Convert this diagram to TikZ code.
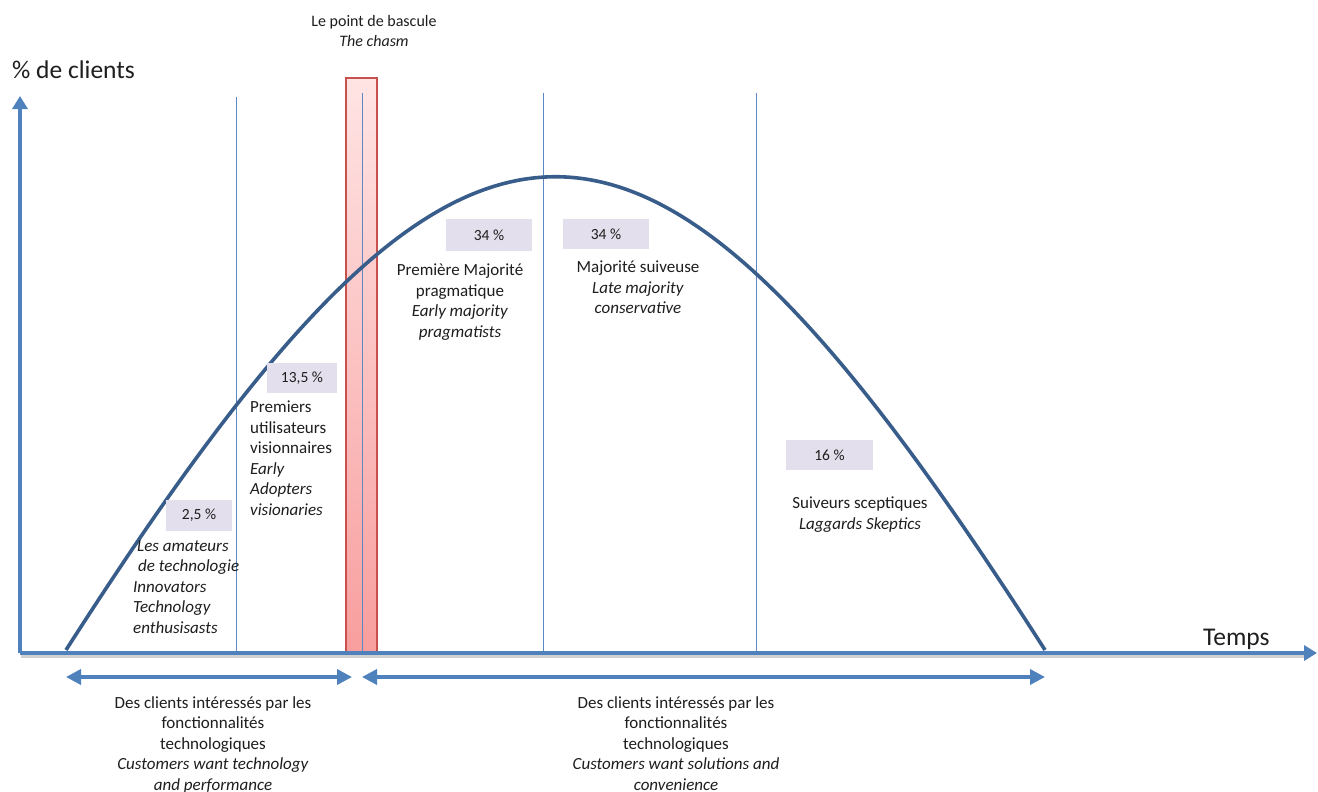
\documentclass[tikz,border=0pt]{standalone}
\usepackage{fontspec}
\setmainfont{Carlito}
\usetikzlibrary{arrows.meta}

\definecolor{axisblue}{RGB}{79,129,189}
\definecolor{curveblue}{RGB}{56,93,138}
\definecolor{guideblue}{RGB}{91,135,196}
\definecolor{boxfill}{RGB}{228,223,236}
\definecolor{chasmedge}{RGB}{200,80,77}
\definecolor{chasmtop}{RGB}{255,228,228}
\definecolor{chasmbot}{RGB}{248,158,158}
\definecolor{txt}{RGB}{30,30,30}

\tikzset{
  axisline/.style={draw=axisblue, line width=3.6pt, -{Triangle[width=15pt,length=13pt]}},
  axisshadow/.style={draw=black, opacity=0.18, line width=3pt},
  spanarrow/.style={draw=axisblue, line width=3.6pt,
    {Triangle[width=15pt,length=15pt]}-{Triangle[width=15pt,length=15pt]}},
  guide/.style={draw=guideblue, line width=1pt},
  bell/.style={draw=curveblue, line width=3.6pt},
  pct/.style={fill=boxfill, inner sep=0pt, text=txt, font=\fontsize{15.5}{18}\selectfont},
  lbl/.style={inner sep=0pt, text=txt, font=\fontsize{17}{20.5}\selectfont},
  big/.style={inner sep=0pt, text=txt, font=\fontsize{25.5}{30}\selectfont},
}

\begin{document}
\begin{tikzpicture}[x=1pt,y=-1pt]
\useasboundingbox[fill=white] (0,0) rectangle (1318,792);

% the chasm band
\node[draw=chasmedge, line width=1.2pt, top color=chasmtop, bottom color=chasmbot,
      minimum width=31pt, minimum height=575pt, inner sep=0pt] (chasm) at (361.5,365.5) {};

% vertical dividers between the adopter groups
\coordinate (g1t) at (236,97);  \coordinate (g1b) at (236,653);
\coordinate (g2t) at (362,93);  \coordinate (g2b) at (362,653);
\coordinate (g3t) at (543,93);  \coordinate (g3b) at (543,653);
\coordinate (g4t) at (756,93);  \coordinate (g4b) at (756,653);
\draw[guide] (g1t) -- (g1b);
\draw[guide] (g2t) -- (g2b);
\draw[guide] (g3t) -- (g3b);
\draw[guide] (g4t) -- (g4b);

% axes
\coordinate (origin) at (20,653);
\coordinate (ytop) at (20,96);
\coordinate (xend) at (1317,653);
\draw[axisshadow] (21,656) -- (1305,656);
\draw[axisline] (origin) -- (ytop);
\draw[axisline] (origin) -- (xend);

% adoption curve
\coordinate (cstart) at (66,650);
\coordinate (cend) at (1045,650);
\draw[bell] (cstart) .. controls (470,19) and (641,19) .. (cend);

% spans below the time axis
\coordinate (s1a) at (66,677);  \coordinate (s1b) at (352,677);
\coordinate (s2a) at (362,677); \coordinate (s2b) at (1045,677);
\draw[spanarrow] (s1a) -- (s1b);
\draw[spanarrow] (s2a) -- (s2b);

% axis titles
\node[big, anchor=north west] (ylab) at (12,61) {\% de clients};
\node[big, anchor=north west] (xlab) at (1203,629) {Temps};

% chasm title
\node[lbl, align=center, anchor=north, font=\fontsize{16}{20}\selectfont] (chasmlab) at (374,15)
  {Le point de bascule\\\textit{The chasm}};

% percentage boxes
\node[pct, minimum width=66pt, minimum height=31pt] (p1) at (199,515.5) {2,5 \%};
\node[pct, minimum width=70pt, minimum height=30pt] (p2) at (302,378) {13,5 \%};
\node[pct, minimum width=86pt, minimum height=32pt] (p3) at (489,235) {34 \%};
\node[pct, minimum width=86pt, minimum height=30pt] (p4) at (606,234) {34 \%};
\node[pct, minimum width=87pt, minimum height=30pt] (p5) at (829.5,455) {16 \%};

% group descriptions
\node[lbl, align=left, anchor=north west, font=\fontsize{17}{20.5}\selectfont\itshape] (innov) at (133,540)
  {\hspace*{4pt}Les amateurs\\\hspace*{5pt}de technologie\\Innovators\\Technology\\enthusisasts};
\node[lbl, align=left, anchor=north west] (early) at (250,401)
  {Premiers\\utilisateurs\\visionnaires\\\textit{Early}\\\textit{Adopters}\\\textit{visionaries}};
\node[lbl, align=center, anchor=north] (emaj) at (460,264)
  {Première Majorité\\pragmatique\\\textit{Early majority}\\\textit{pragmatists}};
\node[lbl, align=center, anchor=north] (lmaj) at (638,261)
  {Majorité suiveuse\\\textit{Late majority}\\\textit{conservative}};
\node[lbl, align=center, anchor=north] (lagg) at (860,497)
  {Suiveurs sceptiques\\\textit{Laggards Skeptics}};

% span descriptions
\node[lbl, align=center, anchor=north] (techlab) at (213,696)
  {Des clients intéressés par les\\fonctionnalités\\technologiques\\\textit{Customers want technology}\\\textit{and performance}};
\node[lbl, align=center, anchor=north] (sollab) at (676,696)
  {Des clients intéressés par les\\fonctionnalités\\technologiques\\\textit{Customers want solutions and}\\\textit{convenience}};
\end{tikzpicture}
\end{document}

----------

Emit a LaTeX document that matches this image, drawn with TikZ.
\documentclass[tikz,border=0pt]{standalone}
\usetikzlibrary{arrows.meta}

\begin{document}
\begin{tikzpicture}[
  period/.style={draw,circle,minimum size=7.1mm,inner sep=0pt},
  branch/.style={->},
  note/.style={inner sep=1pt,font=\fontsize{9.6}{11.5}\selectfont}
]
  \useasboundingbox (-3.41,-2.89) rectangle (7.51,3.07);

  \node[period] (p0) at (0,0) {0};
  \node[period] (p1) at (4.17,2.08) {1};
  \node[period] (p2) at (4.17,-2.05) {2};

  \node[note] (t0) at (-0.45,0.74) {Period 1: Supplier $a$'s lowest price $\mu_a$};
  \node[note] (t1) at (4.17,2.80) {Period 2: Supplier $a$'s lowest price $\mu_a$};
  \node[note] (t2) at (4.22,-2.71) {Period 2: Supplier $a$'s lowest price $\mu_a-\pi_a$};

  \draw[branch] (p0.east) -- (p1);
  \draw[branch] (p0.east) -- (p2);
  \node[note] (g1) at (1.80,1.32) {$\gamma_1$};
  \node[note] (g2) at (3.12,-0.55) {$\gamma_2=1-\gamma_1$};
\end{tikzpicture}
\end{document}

----------

Copy exactly the lines from the line with "Emit a LaTeX" up to and including the line with "(t2) at (4.22,-2.71)", and no other lines.

▸ SOLUTION TO THIS EXERCISE:
Emit a LaTeX document that matches this image, drawn with TikZ.
\documentclass[tikz,border=0pt]{standalone}
\usetikzlibrary{arrows.meta}

\begin{document}
\begin{tikzpicture}[
  period/.style={draw,circle,minimum size=7.1mm,inner sep=0pt},
  branch/.style={->},
  note/.style={inner sep=1pt,font=\fontsize{9.6}{11.5}\selectfont}
]
  \useasboundingbox (-3.41,-2.89) rectangle (7.51,3.07);

  \node[period] (p0) at (0,0) {0};
  \node[period] (p1) at (4.17,2.08) {1};
  \node[period] (p2) at (4.17,-2.05) {2};

  \node[note] (t0) at (-0.45,0.74) {Period 1: Supplier $a$'s lowest price $\mu_a$};
  \node[note] (t1) at (4.17,2.80) {Period 2: Supplier $a$'s lowest price $\mu_a$};
  \node[note] (t2) at (4.22,-2.71) {Period 2: Supplier $a$'s lowest price $\mu_a-\pi_a$};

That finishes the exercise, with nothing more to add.